**Objective:**
From the listing below, extract every line in which the word "page" appears.

**Material provided:**
## START

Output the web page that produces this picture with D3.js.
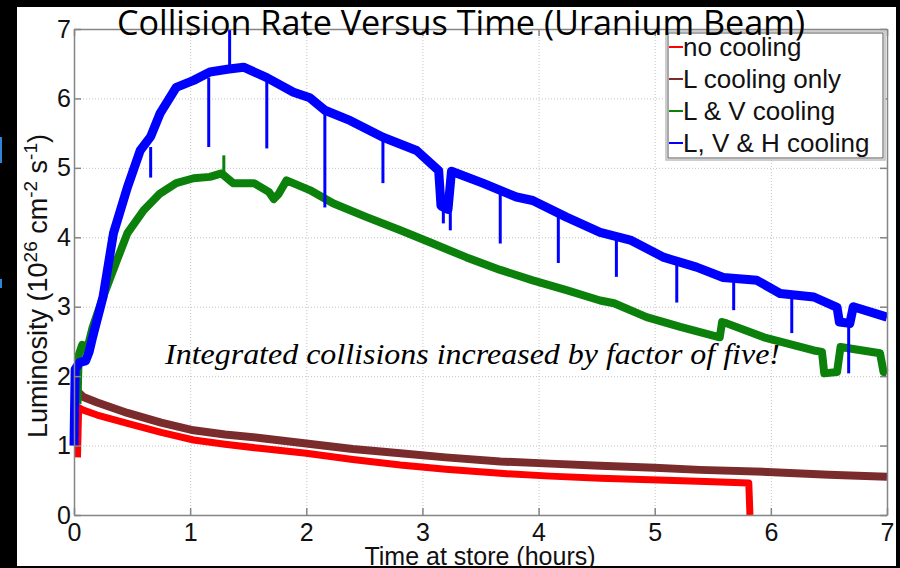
<!DOCTYPE html>
<html>
<head>
<meta charset="utf-8">
<script src="https://d3js.org/d3.v7.min.js"></script>
<style>
	body { margin: 0; background: #000; }
	svg text { font-family: "Liberation Sans", Arial, sans-serif; }
</style>
</head>
<body>
<div id="chart"></div>
<script>

// data: [hours, luminosity]
var noCooling = [
	[0.03,0.83],[0.04,1.55],[0.08,1.51],[0.2,1.44],[0.46,1.32],[0.75,1.19],[1.03,1.08],
	[1.3,1.02],[1.6,0.96],[2.0,0.89],[2.4,0.8],[2.81,0.72],[3.2,0.66],[3.67,0.60],
	[4.1,0.56],[4.53,0.53],[5.1,0.50],[5.5,0.48],[5.81,0.46],[5.82,0.0]
];
var lCoolingOnly = [
	[0.03,1.78],[0.08,1.7],[0.2,1.62],[0.46,1.47],[0.75,1.33],[1.03,1.22],[1.3,1.16],
	[1.6,1.11],[2.0,1.03],[2.4,0.95],[2.81,0.89],[3.2,0.83],[3.67,0.77],[4.1,0.74],
	[4.53,0.71],[5.0,0.68],[5.39,0.65],[5.97,0.62],[6.5,0.58],[7.0,0.55]
];
var lvCooling = [
	[0.03,1.6],[0.04,2.3],[0.07,2.45],[0.1,2.38],[0.13,2.5],[0.16,2.7],[0.25,3.14],
	[0.37,3.67],[0.46,4.06],[0.6,4.39],[0.74,4.63],[0.88,4.78],[1.03,4.85],[1.17,4.87],
	[1.27,4.92],[1.37,4.78],[1.55,4.78],[1.68,4.65],[1.72,4.55],[1.76,4.62],[1.83,4.82],
	[2.03,4.68],[2.23,4.49],[2.52,4.29],[2.81,4.1],[3.09,3.91],[3.38,3.71],[3.67,3.53],
	[3.95,3.38],[4.24,3.24],[4.53,3.09],[4.65,3.05],[4.93,2.85],[5.22,2.71],[5.56,2.56],
	[5.58,2.78],[5.62,2.76],[5.94,2.56],[6.37,2.37],[6.44,2.35],[6.46,2.04],[6.57,2.06],
	[6.6,2.42],[6.94,2.33],[6.97,2.06],[7.0,2.04]
];
var lvhCooling = [
	[0.0,1.0],[0.01,2.1],[0.05,2.2],[0.1,2.22],[0.13,2.35],[0.16,2.56],[0.25,3.14],
	[0.34,4.06],[0.46,4.72],[0.57,5.25],[0.66,5.45],[0.74,5.78],[0.88,6.16],[1.03,6.26],
	[1.17,6.38],[1.32,6.42],[1.46,6.45],[1.66,6.3],[1.89,6.09],[2.03,6.01],[2.16,5.83],
	[2.38,5.68],[2.66,5.44],[2.95,5.25],[3.14,4.96],[3.16,4.45],[3.22,4.4],[3.25,4.95],
	[3.52,4.78],[3.81,4.58],[3.95,4.53],[4.24,4.29],[4.53,4.07],[4.79,3.96],[5.08,3.71],
	[5.36,3.57],[5.59,3.42],[5.88,3.38],[6.08,3.19],[6.37,3.14],[6.57,2.99],[6.59,2.78],
	[6.68,2.76],[6.71,3.0],[7.0,2.85]
];

// narrow spikes: [hours, band value, tip value]
var lvSpikes = [[1.29,4.9,5.18]];
var lvhSpikes = [
	[0.66,5.3,4.86],[1.16,6.3,5.3],[1.34,6.45,7.0],[1.66,6.3,5.28],[2.16,5.85,4.43],
	[2.66,5.44,4.78],[3.18,4.4,4.2],[3.24,4.4,4.1],[3.67,4.7,3.91],[4.17,4.35,3.63],
	[4.67,4.0,3.43],[5.19,3.65,3.06],[5.68,3.4,2.95],[6.18,3.15,2.62],[6.67,2.78,2.04]
];

var seriesNames  = ["no cooling", "L cooling only", "L & V cooling", "L, V & H cooling"];
var seriesColors = ["#ff0000", "#7a2c2c", "#0b800b", "#0000ff"];
var xTicks = [0,1,2,3,4,5,6,7];
var yTicks = [0,1,2,3,4,5,6,7];

/*
 *	LAYOUT
 */
var W = 900, H = 568;
var margin = { top: 29, right: 13, bottom: 53, left: 74 },
	width = W - margin.left - margin.right,
	height = H - margin.top - margin.bottom;

var svg = d3.select("#chart").append("svg")
	.attr("width", W)
	.attr("height", H);

// black slide frame with white page
svg.append("rect").attr("width", W).attr("height", H).attr("fill", "#000");
svg.append("rect").attr("x", 17).attr("y", 7).attr("width", 879).attr("height", 559).attr("fill", "#fff");
svg.append("rect").attr("x", 0).attr("y", 137).attr("width", 2).attr("height", 26).attr("fill", "#2f86d8");
svg.append("rect").attr("x", 0).attr("y", 279).attr("width", 2).attr("height", 9).attr("fill", "#2f86d8");

var g = svg.append("g").attr("transform", "translate(" + margin.left + "," + margin.top + ")");

var xScale = d3.scaleLinear().domain([0, 7]).range([0, width]);
var yScale = d3.scaleLinear().domain([0, 7]).range([height, 0]);

// dotted grid
g.append("g")
	.attr("class", "grid")
	.attr("transform", "translate(0," + height + ")")
	.call(d3.axisBottom(xScale).tickValues(xTicks).tickSize(-height).tickFormat(""));
g.append("g")
	.attr("class", "grid")
	.call(d3.axisLeft(yScale).tickValues(yTicks).tickSize(-width).tickFormat(""));
g.selectAll(".grid .domain").remove();
g.selectAll(".grid line")
	.attr("stroke", "#c4c4c4")
	.attr("stroke-width", 1)
	.attr("stroke-dasharray", "1,2");

/*
 *	SERIES
 */
var line = d3.line()
	.x(function(d){ return xScale(d[0]) })
	.y(function(d){ return yScale(d[1]) });

var allSeries = [noCooling, lCoolingOnly, lvCooling, lvhCooling];
var widths = [7, 8, 8, 9];

allSeries.forEach(function(data, i){
	g.append("path")
		.datum(data)
		.attr("d", line)
		.attr("fill", "none")
		.attr("stroke", seriesColors[i])
		.attr("stroke-width", widths[i])
		.attr("stroke-linejoin", "round");
});

function draw_spikes(spikes, color){
	g.selectAll(null)
		.data(spikes).enter()
		.append("line")
			.attr("x1", function(d){ return xScale(d[0]) })
			.attr("x2", function(d){ return xScale(d[0]) })
			.attr("y1", function(d){ return yScale(d[1]) })
			.attr("y2", function(d){ return yScale(d[2]) })
			.attr("stroke", color)
			.attr("stroke-width", 3);
}
draw_spikes(lvSpikes, seriesColors[2]);
draw_spikes(lvhSpikes, seriesColors[3]);

/*
 *	AXES (matlab style: box, ticks inside)
 */
var axisColor = "#858585";
var fmt = d3.format("d");

var xAxis = g.append("g")
	.attr("transform", "translate(0," + height + ")")
	.call(d3.axisBottom(xScale).tickValues(xTicks).tickFormat(fmt).tickSize(-7).tickSizeOuter(0).tickPadding(8));
var yAxis = g.append("g")
	.call(d3.axisLeft(yScale).tickValues(yTicks).tickFormat(fmt).tickSize(-7).tickSizeOuter(0).tickPadding(3));
var topAxis = g.append("g")
	.call(d3.axisTop(xScale).tickValues(xTicks).tickSize(-7).tickSizeOuter(0).tickFormat(""));
var rightAxis = g.append("g")
	.attr("transform", "translate(" + width + ",0)")
	.call(d3.axisRight(yScale).tickValues(yTicks).tickSize(-7).tickSizeOuter(0).tickFormat(""));

[xAxis, yAxis, topAxis, rightAxis].forEach(function(a){
	a.selectAll(".domain").attr("stroke", axisColor).attr("stroke-width", 1.5);
	a.selectAll(".tick line").attr("stroke", axisColor).attr("stroke-width", 1.5);
	a.selectAll("text")
		.attr("fill", "#111")
		.style("font-size", "25px")
		.style("font-family", "'Liberation Sans', Arial, sans-serif");
});

/*
 *	LEGEND
 */
var legend = svg.append("g").attr("transform", "translate(666,31)");
legend.append("rect")
	.attr("width", 219).attr("height", 129)
	.attr("fill", "#fff").attr("stroke", "#bdbdbd").attr("stroke-width", 1.5);
legend.append("rect")
	.attr("x", 2).attr("y", 2).attr("width", 215).attr("height", 125)
	.attr("fill", "none").attr("stroke", "#555").attr("stroke-width", 1);

seriesNames.forEach(function(name, i){
	var yy = 25 + i * 32;
	legend.append("line")
		.attr("x1", 3).attr("x2", 17)
		.attr("y1", yy - 9).attr("y2", yy - 9)
		.attr("stroke", seriesColors[i]).attr("stroke-width", 2);
	legend.append("text")
		.attr("x", 17).attr("y", yy)
		.attr("fill", "#111")
		.style("font-size", "26px")
		.text(name);
});

/*
 *	LABELS
 */
svg.append("text")
	.attr("x", 117).attr("y", 35)
	.attr("textLength", 688)
	.attr("lengthAdjust", "spacingAndGlyphs")
	.attr("fill", "#000")
	.style("font-family", "'Open Sans', 'Noto Sans', sans-serif")
	.style("font-size", "34px")
	.text("Collision Rate Versus Time (Uranium Beam)");

svg.append("text")
	.attr("x", 480).attr("y", 565)
	.attr("text-anchor", "middle")
	.attr("fill", "#111")
	.style("font-size", "25px")
	.text("Time at store (hours)");

var yLabel = svg.append("text")
	.attr("transform", "translate(47,286) rotate(-90)")
	.attr("text-anchor", "middle")
	.attr("fill", "#111")
	.style("font-size", "27px");
yLabel.append("tspan").text("Luminosity (10");
yLabel.append("tspan").attr("dy", -10).style("font-size", "19px").text("26");
yLabel.append("tspan").attr("dy", 10).text(" cm");
yLabel.append("tspan").attr("dy", -10).style("font-size", "19px").text("-2");
yLabel.append("tspan").attr("dy", 10).text(" s");
yLabel.append("tspan").attr("dy", -10).style("font-size", "19px").text("-1");
yLabel.append("tspan").attr("dy", 10).text(")");

svg.append("text")
	.attr("x", 165).attr("y", 364)
	.attr("textLength", 615)
	.attr("lengthAdjust", "spacingAndGlyphs")
	.attr("fill", "#000")
	.style("font-family", "'Liberation Serif', 'DejaVu Serif', serif")
	.style("font-style", "italic")
	.style("font-size", "30px")
	.text("Integrated collisions increased by factor of five!");

</script>
</body>
</html>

## END

**Response to the exercise:**
Output the web page that produces this picture with D3.js.
// black slide frame with white page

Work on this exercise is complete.